The delayed Tamanthi and Shwezaye projects, part of India’s economic diplomacy initiative to engage Myanmar, are located on the Chindwin river, the largest tributary of the Irrawaddy, Myanmar’s key commercial waterway.
The cost of the project, which requires the building of a transmission link to India, is estimated at Rs 25,000 crore. A power transmission link with Myanmar would help create an electricity grid of countries of the South Asian Association for Regional Cooperation (Saarc). The Saarc grid envisaged meeting electricity demands and boosting economic and political ties in the region.
The detailed project report will be the basis for the execution of the two capital-intensive power projects, which involve resettlement of local residents and the ability to withstand unexpected floods.
India’s foreign ministry will underwrite Rs 40 crore that NHPC will spend on hydrological studies required to build the power plants.
“We will be submitting the reports to MEA (ministry of external affairs) and DoP (department of power) in the Myanmar government. Post the submission of the detailed project report, it is for the government of India to decide whether we should construct it or not,” said Bhargava.

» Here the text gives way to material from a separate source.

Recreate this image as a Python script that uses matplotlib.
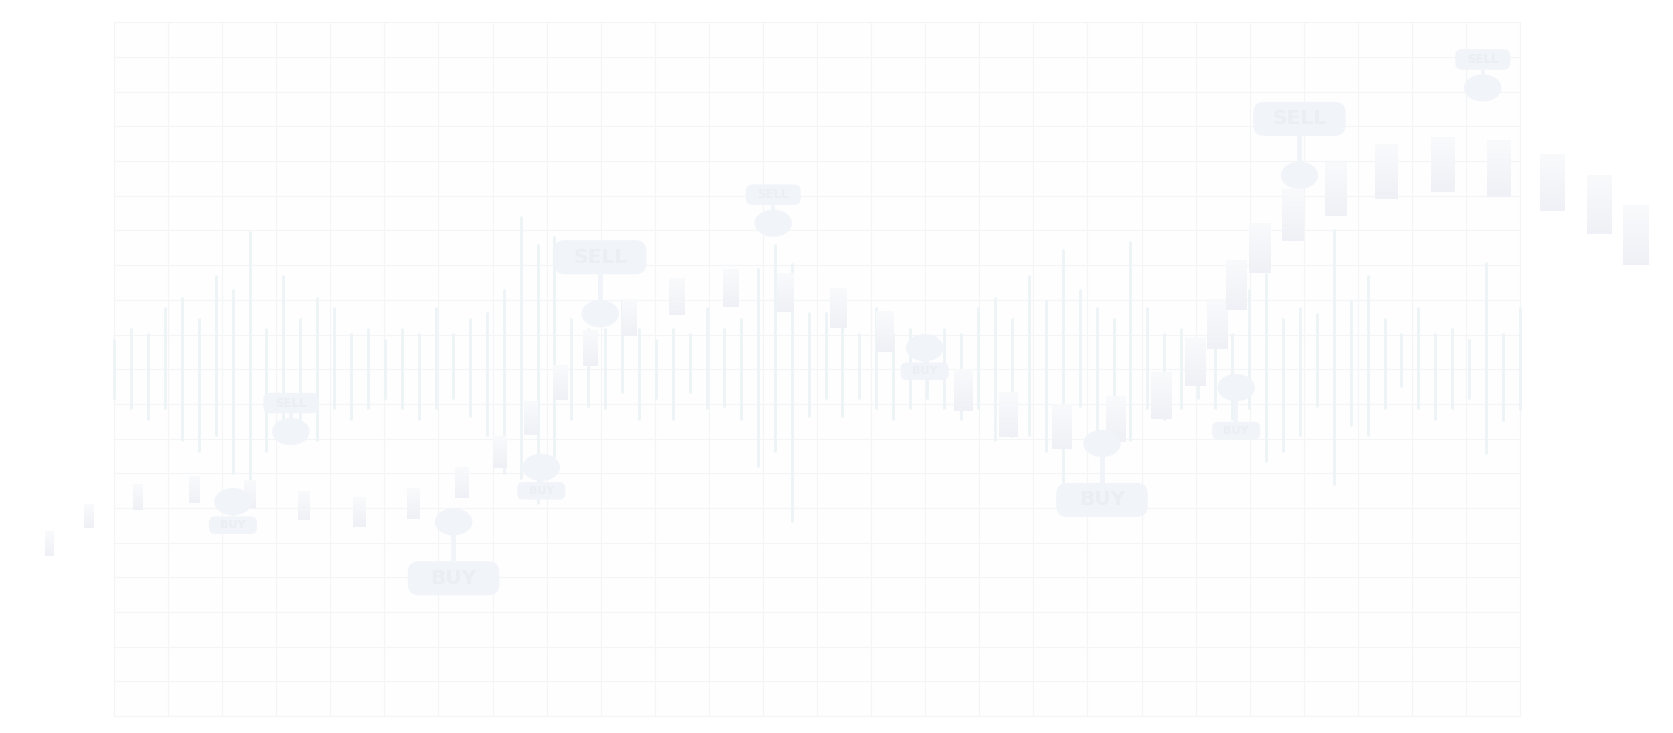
import numpy as np
import matplotlib
matplotlib.use("Agg")
import matplotlib.pyplot as plt
import matplotlib.transforms as mtransforms
from matplotlib.patches import Ellipse, FancyBboxPatch, Rectangle
from matplotlib.colors import LinearSegmentedColormap

# price scale: one grid row = 1 unit, time scale: one grid column = 1 unit
N_COLS = 26
N_ROWS = 20

# thin wick layer (84 sticks spread evenly over the grid)
wick_high = [10.86, 11.18, 11.04, 11.78, 12.09, 11.48, 12.72, 12.30, 13.99, 11.18,
             12.72, 11.48, 12.09, 11.78, 11.04, 11.18, 10.86, 11.18, 11.04, 11.78,
             11.04, 11.48, 11.66, 12.30, 14.42, 13.61, 13.84, 11.48, 11.18, 11.18,
             12.00, 11.18, 10.86, 11.18, 11.04, 11.78, 11.18, 11.48, 12.91, 13.60,
             13.05, 11.66, 11.66, 12.00, 11.04, 11.78, 11.04, 11.18, 10.86, 11.18,
             11.04, 11.78, 12.09, 11.48, 12.72, 12.00, 13.47, 12.30, 11.78, 11.48,
             13.71, 11.78, 11.04, 11.18, 10.86, 11.18, 11.04, 12.30, 12.77, 11.48,
             11.78, 11.63, 14.04, 12.00, 12.72, 11.48, 11.04, 11.78, 11.04, 11.18,
             10.86, 13.08, 11.04, 11.80]
wick_low = [9.13, 8.84, 8.54, 8.84, 7.92, 7.60, 8.08, 6.98, 6.81, 7.60,
            8.08, 8.54, 7.92, 8.84, 8.54, 8.84, 9.13, 8.84, 8.54, 8.84,
            9.15, 8.62, 8.08, 6.98, 6.83, 6.11, 7.48, 8.54, 8.90, 8.84,
            9.32, 8.54, 9.13, 8.54, 9.32, 8.84, 8.90, 8.54, 7.17, 7.60,
            5.60, 8.62, 9.15, 8.62, 9.15, 8.84, 8.54, 8.84, 9.15, 8.84,
            8.54, 8.84, 7.92, 8.05, 8.08, 7.60, 6.71, 8.90, 8.08, 7.89,
            7.92, 8.84, 8.54, 8.84, 9.15, 8.84, 8.54, 8.84, 7.32, 7.60,
            8.08, 8.90, 6.66, 8.36, 8.08, 8.84, 9.48, 8.84, 8.54, 8.84,
            9.13, 7.55, 8.52, 8.82]

# candle bodies
body_time = [-1.20, -0.47, 0.45, 1.48, 2.51, 3.51, 4.53, 5.54, 6.42, 7.13,
             7.71, 8.24, 8.81, 9.53, 10.40, 11.41, 12.42, 13.39, 14.26, 15.71,
             16.54, 17.52, 18.52, 19.36, 19.99, 20.41, 20.76, 21.19, 21.79, 22.59,
             23.53, 24.57, 25.61, 26.60, 27.46, 28.14]
body_top = [5.31, 6.11, 6.67, 6.92, 6.79, 6.46, 6.29, 6.54, 7.17, 8.05,
            9.06, 10.10, 11.13, 12.00, 12.61, 12.88, 12.78, 12.33, 11.68, 10.00,
            9.32, 8.99, 9.21, 9.90, 10.89, 12.02, 13.15, 14.22, 15.20, 15.95,
            16.46, 16.68, 16.59, 16.21, 15.58, 14.71]
body_bottom = [4.61, 5.43, 5.94, 6.15, 6.01, 5.65, 5.44, 5.67, 6.29, 7.14,
               8.10, 9.11, 10.10, 10.96, 11.56, 11.80, 11.66, 11.20, 10.50, 8.79,
               8.05, 7.70, 7.89, 8.56, 9.52, 10.58, 11.71, 12.78, 13.71, 14.42,
               14.90, 15.10, 14.97, 14.57, 13.90, 13.00]

# buy / sell signals
signal_time = [2.20, 3.27, 6.28, 7.90, 8.99, 12.19, 14.99, 18.27, 20.75, 21.92, 25.31]
signal_price = [6.18, 8.20, 5.60, 7.17, 11.60, 14.21, 10.62, 7.86, 9.47, 15.59, 18.11]
signal_label = ["BUY", "SELL", "BUY", "BUY", "SELL", "SELL", "BUY", "BUY", "BUY", "SELL", "SELL"]
signal_big = [False, False, True, False, True, False, False, True, False, True, False]

# styles (sizes in pixels)
GRID_C = "#F4F5F6"
WICK_C = "#EEF3F7"
MARK_C = "#F1F4F9"
TEXT_C = "#EBEEF2"
body_cmap = LinearSegmentedColormap.from_list("body", ["#F9FAFC", "#EFF1F6"])
box_style = {
    ("BUY", True): dict(w=91.5, h=34, gap=56.5, r=11, fs=14.5, stem=5),
    ("SELL", True): dict(w=92.5, h=34, gap=56.5, r=11, fs=14.5, stem=5),
    ("BUY", False): dict(w=48, h=17.5, gap=23.5, r=6, fs=8, stem=4),
    ("SELL", False): dict(w=55, h=20.5, gap=28.5, r=7, fs=8.5, stem=4),
}
gap_override = {8: 43}

fig = plt.figure(figsize=(16.74, 7.33), dpi=100)
ax = fig.add_axes([0, 0, 1, 1])
ax.set_axis_off()
fig.patch.set_facecolor("white")

# faint grid
ax.add_patch(Rectangle((0, 0), N_COLS, N_ROWS, fc="#FEFEFE", ec="none", zorder=0))
ax.vlines(np.arange(N_COLS + 1), 0, N_ROWS, color=GRID_C, lw=0.8, zorder=1)
ax.hlines(np.arange(N_ROWS + 1), 0, N_COLS, color=GRID_C, lw=0.8, zorder=1)

# wicks
wick_time = np.linspace(0, N_COLS, len(wick_high))
ax.vlines(wick_time, wick_low, wick_high, color=WICK_C, lw=2.0, zorder=2)

# bodies, wider toward the right
grad = np.linspace(0, 1, 64).reshape(-1, 1)
for t, top, bot in zip(body_time, body_top, body_bottom):
    w = 0.166 + 0.0101 * (t + 1.2)
    ax.imshow(grad, cmap=body_cmap, extent=(t - w / 2, t + w / 2, bot, top),
              origin="upper", aspect="auto", interpolation="bilinear", zorder=3)

# signals
for i, (t, p, lab, big) in enumerate(zip(signal_time, signal_price, signal_label, signal_big)):
    st = box_style[(lab, big)]
    gap = gap_override.get(i, st["gap"])
    off = mtransforms.ScaledTranslation(t, p, ax.transData)
    sign = 1 if lab == "SELL" else -1
    cy = sign * gap
    # stem
    y0, y1 = sorted([sign * 12, cy - sign * st["h"] / 2])
    ax.add_patch(Rectangle((-st["stem"] / 2, y0), st["stem"], y1 - y0,
                           fc=MARK_C, ec="none", transform=off, zorder=4))
    ax.add_patch(Ellipse((0, 0), 37.4, 27.2, fc=MARK_C, ec="none", transform=off, zorder=5))
    ax.add_patch(FancyBboxPatch((-st["w"] / 2 + st["r"], cy - st["h"] / 2 + st["r"]),
                                st["w"] - 2 * st["r"], st["h"] - 2 * st["r"],
                                boxstyle="round,pad=%g" % st["r"],
                                fc=MARK_C, ec="none", transform=off, zorder=5))
    ax.text(0, cy, lab, transform=off, ha="center", va="center",
            fontsize=st["fs"], fontweight="bold", color=TEXT_C, zorder=6)

ax.set_xlim(-114 / 54.08, (1674 - 114) / 54.08)
ax.set_ylim(-17 / 34.68, 716 / 34.68)

fig.savefig("out.png", dpi=100, facecolor="white")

The Chindwin river originates in the Kumaon range and has a catchment area of 115,300 sq. km. Tamanthi is in north Myanmar. Once completed, the project will help control floods and provide water for irrigation in the region. India will receive the bulk of the power generated. Myanmar has hydroelectric power potential of 39,720MW and an installed capacity of 747MW.
The embassy of Myanmar in New Delhi didn’t respond to phone calls. The spokesman of the Indian foreign ministry didn’t immediately respond to a message left at his office.
India is Myanmar’s fourth largest export market and its fifth largest trading partner with total bilateral trade of around $1.5 billion.
NHPC had earlier been criticized by the Indian ambassador to Myanmar over delays in updating the project reports for the strategic projects. the company had earlier submitted reviews of feasibility reports for the Tamanthi and Shwezaye projects to India’s foreign and power ministry and had highlighted some issues that had to be studied and updated.
Subsequently, the reports were accepted by the department of hydropower implementation of the Myanmar government. The feasibility reports of Tamanthi and Shwezaye were prepared by Switzerland’s Colenco Power Engineering Ltd and Japan’s Kansai Electric Power Co. Inc., respectively.